**What you have to do**:
Pictures do not belong in the copy. Return all of the entries exactly.

::: Excerpted records :::

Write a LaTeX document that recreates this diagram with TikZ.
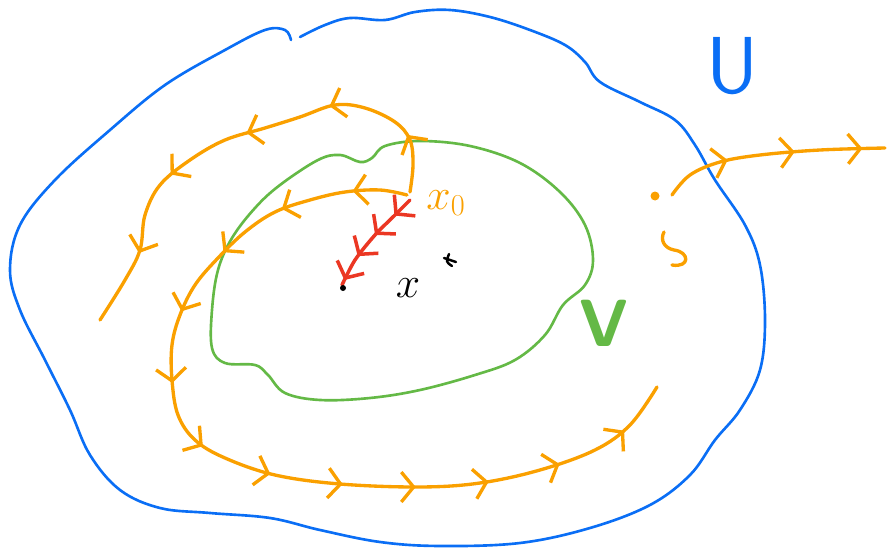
\documentclass[tikz,border=0pt]{standalone}
\usetikzlibrary{arrows.meta, decorations.markings}
\usepackage{xcolor}

\definecolor{ublue}{RGB}{10,110,245}
\definecolor{vgreen}{RGB}{100,185,70}
\definecolor{orbitc}{RGB}{250,160,0}
\definecolor{flowred}{RGB}{235,55,35}

\begin{document}
\begin{tikzpicture}[x=0.02cm, y=-0.02cm,
        setline/.style={line width=1.5pt, line cap=round, line join=round},
        barbs/.style 2 args={postaction={decorate}, decoration={markings,
                    mark=between positions #1 and 0.97 step #2 with
                    {\arrow{Straight Barb[length=7pt, width=17pt]}}}},
        orbit/.style={draw=orbitc, line width=1.9pt, line cap=round, line join=round},
    ]
        \useasboundingbox (0,0) rectangle (887,551);

        % the open set U
        \draw[setline, draw=ublue] plot[smooth, tension=0.6] coordinates {
            (300,37) (325,25) (350,18) (385,20) (415,12) (450,10) (490,17)
            (530,30) (565,45) (585,62) (600,82) (640,102) (675,120) (695,145)
            (715,180) (745,225) (760,265) (765,320) (760,370) (740,410)
            (715,440) (690,475) (650,505) (590,528) (520,543) (440,546)
            (380,542) (320,530) (270,518) (210,513) (160,508) (120,490)
            (90,455) (70,410) (45,360) (20,310) (10,270) (20,225) (55,180)
            (110,130) (165,85) (225,50) (265,30) (285,30) (291,40)};

        % the neighbourhood V
        \draw[setline, draw=vgreen] plot[smooth cycle, tension=0.6] coordinates {
            (318,160) (340,155) (360,162) (372,158) (385,146) (420,141)
            (470,146) (520,163) (560,192) (585,225) (593,260) (585,285)
            (563,305) (545,335) (515,360) (475,375) (420,390) (370,398)
            (320,400) (285,393) (268,375) (255,365) (225,363) (212,348)
            (212,310) (218,270) (232,238) (255,208) (280,185)};

        % orbits
        \draw[orbit, barbs={0.06}{0.08}] plot[smooth, tension=0.6] coordinates {
            (407,195) (380,190) (345,192) (310,200) (275,212) (245,232)
            (218,258) (195,285) (180,315) (172,345) (172,380) (178,415)
            (195,440) (225,458) (275,475) (340,484) (420,487) (480,483)
            (540,470) (595,450) (630,425) (657,387)};
        \draw[orbit, barbs={0.12}{0.18}] plot[smooth, tension=0.6] coordinates {
            (410,192) (413,165) (410,140) (395,122) (365,108) (335,105)
            (300,117) (265,128) (225,140) (190,160) (160,185) (145,215)
            (140,250) (125,280) (100,320)};
        \draw[orbit, barbs={0.3}{0.3}] plot[smooth, tension=0.6] coordinates {
            (672,195) (690,175) (720,162) (760,155) (820,150) (885,148)};
        \fill[orbitc] (655,196) circle (4.5);
        \draw[orbit] (664,232) .. controls (660,240) and (664,248) .. (674,250)
            .. controls (690,252) and (690,268) .. (672,265);

        % flow to the fixed point
        \draw[draw=flowred, line width=2pt, line cap=round,
              barbs={0.2}{0.25}] plot[smooth] coordinates {
            (410,200) (395,215) (375,235) (355,260) (342,285)};

        % labels
        \node[text=ublue, font=\sffamily\fontsize{46}{46}\selectfont] (ulabel) at (733,66) {U};
        \node[text=vgreen, font=\sffamily\bfseries\fontsize{38}{38}\selectfont] (vlabel) at (604,323) {V};
        \node[font=\fontsize{30}{30}\selectfont] (xlabel) at (408,288) {$x$};
        \node[text=orbitc, font=\fontsize{24}{24}\selectfont] (x0label) at (446,203) {$x_0$};
        \draw[line width=1.4pt, line cap=round] (444,258) -- (456,262)
            (449,254) .. controls (446,262) .. (452,266);
        \fill (343,288) circle (3);
    \end{tikzpicture}
\end{document}
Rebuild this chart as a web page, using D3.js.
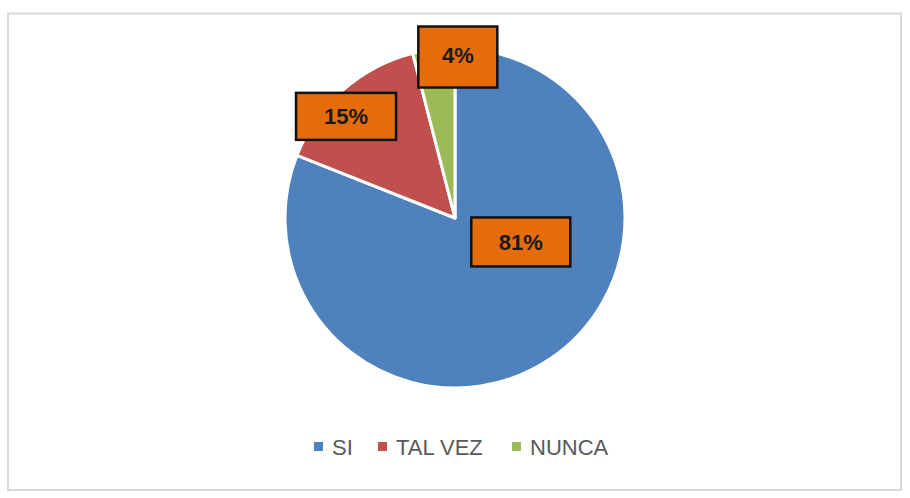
<!DOCTYPE html>
<meta charset="utf-8">
<style>
    body { margin: 0; background: #fff; }
    text { font-family: "Liberation Sans", Arial, sans-serif; }
</style>
<body>
    <div id="chart"></div>
</body>
<script src="https://cdn.jsdelivr.net/npm/d3@7"></script>
<script>
    var svg_width = 910,
        svg_height = 498;

    // chart values
    const categories = ["SI", "TAL VEZ", "NUNCA"];
    const values = [81, 15, 4];
    const colors = ["#4F81BD", "#C0504D", "#9BBB59"];

    // where each label box sits: [angle in degrees clockwise from top, distance from centre]
    const label_spot = [[110, 70], [313, 149], [1, 161]];
    const label_box = [[99, 49], [100, 47], [79, 61]];

    var cx = 455, cy = 218, radius = 170;

    var svg = d3.select("#chart").append("svg")
        .attr("width", svg_width)
        .attr("height", svg_height);

    // chart border
    svg.append("rect")
        .attr("x", 8).attr("y", 13.5)
        .attr("width", 893).attr("height", 476.5)
        .style("fill", "#fff")
        .style("stroke", "#d9d9d9")
        .style("stroke-width", 2);

    var pie = d3.pie().sort(null).value(function(d) { return d; });
    var arc = d3.arc().innerRadius(0).outerRadius(radius);
    var arcs = pie(values);

    var g = svg.append("g").attr("transform", "translate(" + cx + "," + cy + ")");

    g.selectAll("path.slice")
        .data(arcs)
        .enter()
            .append("path")
            .attr("class", "slice")
            .attr("d", arc)
            .style("fill", function(d, i) { return colors[i]; })
            .style("stroke", "#fff")
            .style("stroke-width", 3)
            .style("stroke-linejoin", "round");

    // data labels as orange boxes
    var total = d3.sum(values);
    var labels = g.selectAll("g.label")
        .data(arcs)
        .enter()
            .append("g")
            .attr("class", "label")
            .attr("transform", function(d, i) {
                var p = d3.pointRadial(label_spot[i][0] * Math.PI / 180, label_spot[i][1]);
                return "translate(" + p[0] + "," + p[1] + ")";
            });

    labels.append("rect")
        .attr("x", function(d, i) { return -label_box[i][0] / 2; })
        .attr("y", function(d, i) { return -label_box[i][1] / 2; })
        .attr("width", function(d, i) { return label_box[i][0]; })
        .attr("height", function(d, i) { return label_box[i][1]; })
        .style("fill", "#E46C0A")
        .style("stroke", "#111")
        .style("stroke-width", 2.5);

    labels.append("text")
        .attr("text-anchor", "middle")
        .attr("dy", function(d, i) { return i == 2 ? "0.25em" : "0.36em"; })
        .style("font-size", "22px")
        .style("font-weight", "bold")
        .style("fill", "#1a1a1a")
        .text(function(d) { return Math.round(d.value / total * 100) + "%"; });

    // legend
    var legend_x = [314, 378, 512];
    var legend = svg.append("g").attr("class", "legend")
        .selectAll("g")
        .data(categories)
        .enter()
            .append("g")
            .attr("transform", function(d, i) { return "translate(" + legend_x[i] + ",447)"; });

    legend.append("rect")
        .attr("x", 0).attr("y", -5)
        .attr("width", 9).attr("height", 9)
        .style("fill", function(d, i) { return colors[i]; });

    legend.append("text")
        .attr("x", 18)
        .attr("dy", "0.35em")
        .style("font-size", "22px")
        .style("fill", "#595959")
        .text(function(d) { return d; });
</script>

:::

**Full response**:
Write a LaTeX document that recreates this diagram with TikZ.
\documentclass[tikz,border=0pt]{standalone}
\usetikzlibrary{arrows.meta, decorations.markings}
\usepackage{xcolor}

\definecolor{ublue}{RGB}{10,110,245}
\definecolor{vgreen}{RGB}{100,185,70}
\definecolor{orbitc}{RGB}{250,160,0}
\definecolor{flowred}{RGB}{235,55,35}

\begin{document}
\begin{tikzpicture}[x=0.02cm, y=-0.02cm,
        setline/.style={line width=1.5pt, line cap=round, line join=round},
        barbs/.style 2 args={postaction={decorate}, decoration={markings,
                    mark=between positions #1 and 0.97 step #2 with
                    {\arrow{Straight Barb[length=7pt, width=17pt]}}}},
        orbit/.style={draw=orbitc, line width=1.9pt, line cap=round, line join=round},
    ]
        \useasboundingbox (0,0) rectangle (887,551);

        % the open set U
        \draw[setline, draw=ublue] plot[smooth, tension=0.6] coordinates {
            (300,37) (325,25) (350,18) (385,20) (415,12) (450,10) (490,17)
            (530,30) (565,45) (585,62) (600,82) (640,102) (675,120) (695,145)
            (715,180) (745,225) (760,265) (765,320) (760,370) (740,410)
            (715,440) (690,475) (650,505) (590,528) (520,543) (440,546)
            (380,542) (320,530) (270,518) (210,513) (160,508) (120,490)
            (90,455) (70,410) (45,360) (20,310) (10,270) (20,225) (55,180)
            (110,130) (165,85) (225,50) (265,30) (285,30) (291,40)};

        % the neighbourhood V
        \draw[setline, draw=vgreen] plot[smooth cycle, tension=0.6] coordinates {
            (318,160) (340,155) (360,162) (372,158) (385,146) (420,141)
            (470,146) (520,163) (560,192) (585,225) (593,260) (585,285)
            (563,305) (545,335) (515,360) (475,375) (420,390) (370,398)
            (320,400) (285,393) (268,375) (255,365) (225,363) (212,348)
            (212,310) (218,270) (232,238) (255,208) (280,185)};

        % orbits
        \draw[orbit, barbs={0.06}{0.08}] plot[smooth, tension=0.6] coordinates {
            (407,195) (380,190) (345,192) (310,200) (275,212) (245,232)
            (218,258) (195,285) (180,315) (172,345) (172,380) (178,415)
            (195,440) (225,458) (275,475) (340,484) (420,487) (480,483)
            (540,470) (595,450) (630,425) (657,387)};
        \draw[orbit, barbs={0.12}{0.18}] plot[smooth, tension=0.6] coordinates {
            (410,192) (413,165) (410,140) (395,122) (365,108) (335,105)
            (300,117) (265,128) (225,140) (190,160) (160,185) (145,215)
            (140,250) (125,280) (100,320)};
        \draw[orbit, barbs={0.3}{0.3}] plot[smooth, tension=0.6] coordinates {
            (672,195) (690,175) (720,162) (760,155) (820,150) (885,148)};
        \fill[orbitc] (655,196) circle (4.5);
        \draw[orbit] (664,232) .. controls (660,240) and (664,248) .. (674,250)
            .. controls (690,252) and (690,268) .. (672,265);

        % flow to the fixed point
        \draw[draw=flowred, line width=2pt, line cap=round,
              barbs={0.2}{0.25}] plot[smooth] coordinates {
            (410,200) (395,215) (375,235) (355,260) (342,285)};

        % labels
        \node[text=ublue, font=\sffamily\fontsize{46}{46}\selectfont] (ulabel) at (733,66) {U};
        \node[text=vgreen, font=\sffamily\bfseries\fontsize{38}{38}\selectfont] (vlabel) at (604,323) {V};
        \node[font=\fontsize{30}{30}\selectfont] (xlabel) at (408,288) {$x$};
        \node[text=orbitc, font=\fontsize{24}{24}\selectfont] (x0label) at (446,203) {$x_0$};
        \draw[line width=1.4pt, line cap=round] (444,258) -- (456,262)
            (449,254) .. controls (446,262) .. (452,266);
        \fill (343,288) circle (3);
    \end{tikzpicture}
\end{document}
Rebuild this chart as a web page, using D3.js.
<!DOCTYPE html>
<meta charset="utf-8">
<style>
    body { margin: 0; background: #fff; }
    text { font-family: "Liberation Sans", Arial, sans-serif; }
</style>
<body>
    <div id="chart"></div>
</body>
<script src="https://cdn.jsdelivr.net/npm/d3@7"></script>
<script>
    var svg_width = 910,
        svg_height = 498;

    // chart values
    const categories = ["SI", "TAL VEZ", "NUNCA"];
    const values = [81, 15, 4];
    const colors = ["#4F81BD", "#C0504D", "#9BBB59"];

    // where each label box sits: [angle in degrees clockwise from top, distance from centre]
    const label_spot = [[110, 70], [313, 149], [1, 161]];
    const label_box = [[99, 49], [100, 47], [79, 61]];

    var cx = 455, cy = 218, radius = 170;

    var svg = d3.select("#chart").append("svg")
        .attr("width", svg_width)
        .attr("height", svg_height);

    // chart border
    svg.append("rect")
        .attr("x", 8).attr("y", 13.5)
        .attr("width", 893).attr("height", 476.5)
        .style("fill", "#fff")
        .style("stroke", "#d9d9d9")
        .style("stroke-width", 2);

    var pie = d3.pie().sort(null).value(function(d) { return d; });
    var arc = d3.arc().innerRadius(0).outerRadius(radius);
    var arcs = pie(values);

    var g = svg.append("g").attr("transform", "translate(" + cx + "," + cy + ")");

    g.selectAll("path.slice")
        .data(arcs)
        .enter()
            .append("path")
            .attr("class", "slice")
            .attr("d", arc)
            .style("fill", function(d, i) { return colors[i]; })
            .style("stroke", "#fff")
            .style("stroke-width", 3)
            .style("stroke-linejoin", "round");

    // data labels as orange boxes
    var total = d3.sum(values);
    var labels = g.selectAll("g.label")
        .data(arcs)
        .enter()
            .append("g")
            .attr("class", "label")
            .attr("transform", function(d, i) {
                var p = d3.pointRadial(label_spot[i][0] * Math.PI / 180, label_spot[i][1]);
                return "translate(" + p[0] + "," + p[1] + ")";
            });

    labels.append("rect")
        .attr("x", function(d, i) { return -label_box[i][0] / 2; })
        .attr("y", function(d, i) { return -label_box[i][1] / 2; })
        .attr("width", function(d, i) { return label_box[i][0]; })
        .attr("height", function(d, i) { return label_box[i][1]; })
        .style("fill", "#E46C0A")
        .style("stroke", "#111")
        .style("stroke-width", 2.5);

    labels.append("text")
        .attr("text-anchor", "middle")
        .attr("dy", function(d, i) { return i == 2 ? "0.25em" : "0.36em"; })
        .style("font-size", "22px")
        .style("font-weight", "bold")
        .style("fill", "#1a1a1a")
        .text(function(d) { return Math.round(d.value / total * 100) + "%"; });

    // legend
    var legend_x = [314, 378, 512];
    var legend = svg.append("g").attr("class", "legend")
        .selectAll("g")
        .data(categories)
        .enter()
            .append("g")
            .attr("transform", function(d, i) { return "translate(" + legend_x[i] + ",447)"; });

    legend.append("rect")
        .attr("x", 0).attr("y", -5)
        .attr("width", 9).attr("height", 9)
        .style("fill", function(d, i) { return colors[i]; });

    legend.append("text")
        .attr("x", 18)
        .attr("dy", "0.35em")
        .style("font-size", "22px")
        .style("fill", "#595959")
        .text(function(d) { return d; });
</script>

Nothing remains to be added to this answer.